For most residential applications, pop-up heads win on convenience and longevity. Shrub-mounts are the right call when clearance or access makes pop-ups impractical.
5. Trusted Brands and What to Buy
Two brands dominate the residential and light-commercial spray head market, and both are genuinely professional-grade products available through irrigation supply houses and many plumbing merchants.
Rain Bird is the most widely distributed brand globally. The 1800 Series — where the number after "18" indicates pop-up height in inches, so a 1804 is a 4-inch pop-up — is the backbone of countless residential systems installed over the past four decades. Rain Bird's SAM-PRS models combine an anti-drain valve (SAM, which prevents low-head drainage on slopes) with a built-in pressure regulator (PRS) in a single body. Their nozzle families include MPR for standard turf, U-series for smaller areas, and LPS for low-pressure sites.
Hunter Industries is Rain Bird's closest competitor on performance and professional reputation. The Pro-Spray and PROS series match Rain Bird's body options feature for feature. Hunter's PRS40 pressure-regulating stem is available as a retrofit for existing bodies, and the MP Rotator nozzle — a rotating-stream format Hunter pioneered — is one of the best-selling irrigation nozzles worldwide.

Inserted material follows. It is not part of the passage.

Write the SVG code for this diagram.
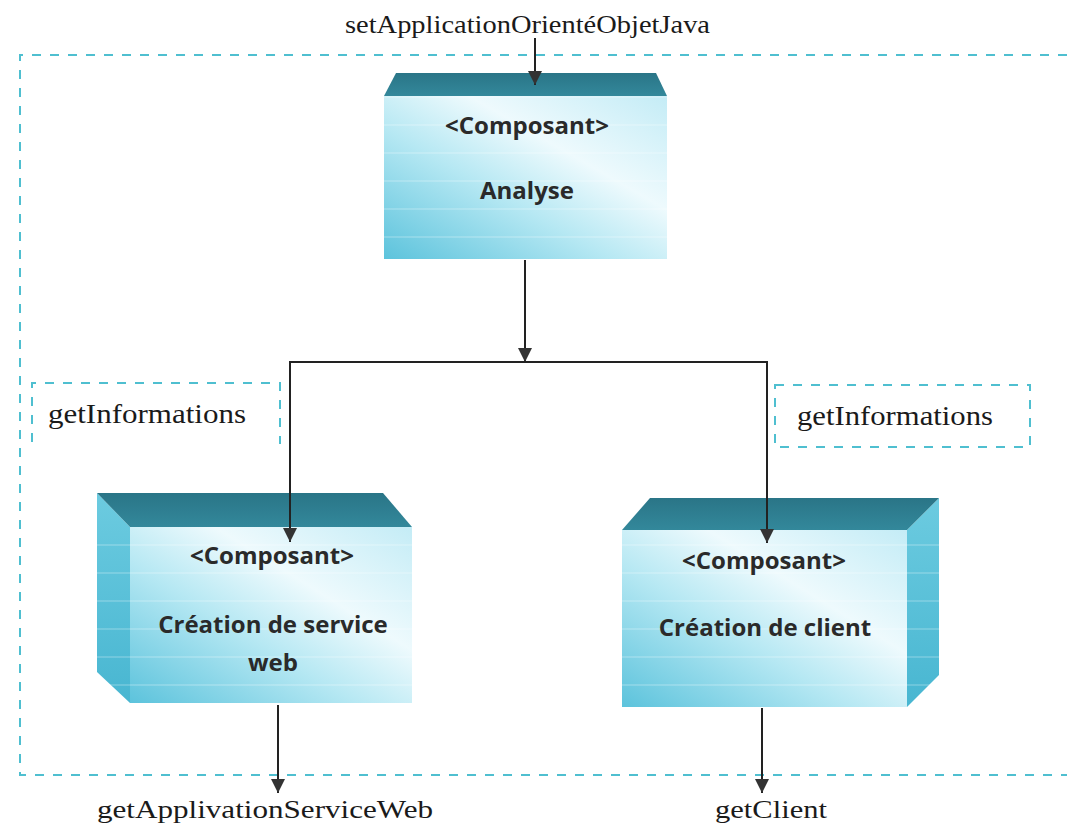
<svg xmlns="http://www.w3.org/2000/svg" width="1067" height="827" viewBox="0 0 1067 827">
  <defs>
    <style>
      .frame { fill: none; stroke: #4fbfd0; stroke-width: 2; stroke-dasharray: 9 9; }
      .wire { fill: none; stroke: #222; stroke-width: 2; }
      .lbl { font-family: "Liberation Serif", "Times New Roman", serif; fill: #1a1a1a; }
      .cmp { font-family: "Open Sans", "Noto Sans", sans-serif; font-weight: 700; font-size: 24px; fill: #2a2a2a; text-anchor: middle; }
      .topface { fill: url(#gTop); }
      .front { fill: url(#gFront); }
      .side { fill: url(#gSide); }
      .streaks { fill: url(#pStreak); }
    </style>
    <linearGradient id="gTop" x1="0" y1="0" x2="0" y2="1">
      <stop offset="0" stop-color="#2a7587"/>
      <stop offset="1" stop-color="#33889b"/>
    </linearGradient>
    <linearGradient id="gFront" x1="0" y1="1" x2="1" y2="0">
      <stop offset="0" stop-color="#5cc3dc"/>
      <stop offset="0.4" stop-color="#b6e8f3"/>
      <stop offset="0.65" stop-color="#eefafd"/>
      <stop offset="1" stop-color="#c4ecf6"/>
    </linearGradient>
    <linearGradient id="gSide" x1="0" y1="0" x2="0" y2="1">
      <stop offset="0" stop-color="#6ccbe0"/>
      <stop offset="1" stop-color="#48b6d1"/>
    </linearGradient>
    <pattern id="pStreak" width="40" height="28" patternUnits="userSpaceOnUse">
      <rect x="0" y="12" width="40" height="2" fill="#ffffff" opacity="0.18"/>
    </pattern>
    <marker id="arrow" markerUnits="userSpaceOnUse" markerWidth="14" markerHeight="14" refX="14" refY="7" orient="auto">
      <path d="M0,0 L14,7 L0,14 z" fill="#333"/>
    </marker>
  </defs>

  <rect width="1067" height="827" fill="#ffffff"/>

  <!-- boundary of the system and interface boxes -->
  <g id="boundary">
    <path class="frame" d="M1067,55 H20 V775 H1067"/>
    <path class="frame" d="M32,442 V383 H280 V444"/>
    <rect class="frame" x="775" y="385" width="255" height="62"/>
  </g>

  <!-- component: Analyse -->
  <g id="analyse">
    <polygon class="topface" points="396,73 656,73 667,96 384,96"/>
    <rect class="front" x="384" y="96" width="283" height="163"/>
    <rect class="streaks" x="384" y="96" width="283" height="163"/>
    <text class="cmp" x="527" y="134">&lt;Composant&gt;</text>
    <text class="cmp" x="527" y="199">Analyse</text>
  </g>

  <!-- component: Création de service web -->
  <g id="service-web">
    <polygon class="side" points="97,493 130,527 130,703 97,672"/>
    <polygon class="topface" points="97,493 383,493 412,527 130,527"/>
    <rect class="front" x="130" y="527" width="282" height="176"/>
    <rect class="streaks" x="97" y="527" width="315" height="176"/>
    <text class="cmp" x="272" y="564">&lt;Composant&gt;</text>
    <text class="cmp" x="273" y="633">Création de service</text>
    <text class="cmp" x="273" y="671">web</text>
  </g>

  <!-- component: Création de client -->
  <g id="client">
    <polygon class="side" points="907,530 939,498 939,675 907,707"/>
    <polygon class="topface" points="650,498 939,498 907,530 622,530"/>
    <rect class="front" x="622" y="530" width="285" height="177"/>
    <rect class="streaks" x="622" y="530" width="317" height="177"/>
    <text class="cmp" x="764" y="569">&lt;Composant&gt;</text>
    <text class="cmp" x="765" y="636">Création de client</text>
  </g>

  <!-- interface labels -->
  <g id="labels">
    <text class="lbl" x="345" y="33" font-size="25" textLength="365" lengthAdjust="spacingAndGlyphs">setApplicationOrientéObjetJava</text>
    <text class="lbl" x="48" y="423" font-size="28" textLength="198" lengthAdjust="spacingAndGlyphs">getInformations</text>
    <text class="lbl" x="797" y="425" font-size="28" textLength="196" lengthAdjust="spacingAndGlyphs">getInformations</text>
    <text class="lbl" x="97" y="818" font-size="26" textLength="336" lengthAdjust="spacingAndGlyphs">getApplivationServiceWeb</text>
    <text class="lbl" x="715" y="818" font-size="26" textLength="112" lengthAdjust="spacingAndGlyphs">getClient</text>
  </g>

  <!-- connectors -->
  <g id="connectors">
    <line class="wire" x1="535" y1="38" x2="535" y2="85" marker-end="url(#arrow)"/>
    <line class="wire" x1="525" y1="260" x2="525" y2="362" marker-end="url(#arrow)"/>
    <line class="wire" x1="289" y1="362" x2="768" y2="362"/>
    <line class="wire" x1="290" y1="362" x2="290" y2="542" marker-end="url(#arrow)"/>
    <line class="wire" x1="767" y1="362" x2="767" y2="543" marker-end="url(#arrow)"/>
    <line class="wire" x1="278" y1="705" x2="278" y2="793" marker-end="url(#arrow)"/>
    <line class="wire" x1="762" y1="708" x2="762" y2="793" marker-end="url(#arrow)"/>
  </g>
</svg>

For budget-conscious DIY installs, Orbit (Eclipse and B-hyve series) costs noticeably less and is widely stocked at big-box retailers. Nozzle variety and pressure performance are more limited, but Orbit heads are a reasonable choice for straightforward low-stakes zones.
Head-to-Head Spacing: The Most Misunderstood Rule
Head-to-head coverage means the radius of each spray head equals the distance to its nearest neighbour. If a nozzle is rated for a 3 m radius, heads are placed 3 m apart in every direction. The outer edge of each arc reaches exactly to the body of the next head.
This sounds like wasteful overlap, but it corrects for a real physical effect: nozzle patterns lose significant water volume at their outer edge due to natural precipitation falloff and wind drift. Without head-to-head coverage, the mid-span gaps between heads receive roughly 30–40% less water than the areas close to a head — producing the distinctive striped dry pattern that most homeowners incorrectly blame on a faulty valve or a wrong controller setting.
The rule also explains why you cannot simply buy a nozzle rated for the longest possible radius and space heads further apart to save on head count. The rated radius is a maximum, achieved only at the specified operating pressure. At 5 PSI below specification, radius can shrink by 15–20%, turning a well-designed layout into an under-covered one overnight.
Always verify spacing against the manufacturer's performance data tables at your actual operating pressure — not the label maximum — before you dig a single hole. Getting spacing right on paper costs nothing; digging up a finished installation to add missing heads costs considerably more.
Conclusion
Selecting the right spray head comes down to working through coverage area, landscape type, water pressure, and mounting preference in the correct sequence — exactly what the decision tool at the top of this page is built to do. Once you have identified the right head and nozzle combination, installation is straightforward. The real investment is in planning: measure your zones carefully, verify your operating pressure at the valve, and lay out head positions to confirm head-to-head coverage before you break ground. Get those fundamentals right, and the hardware selection almost takes care of itself.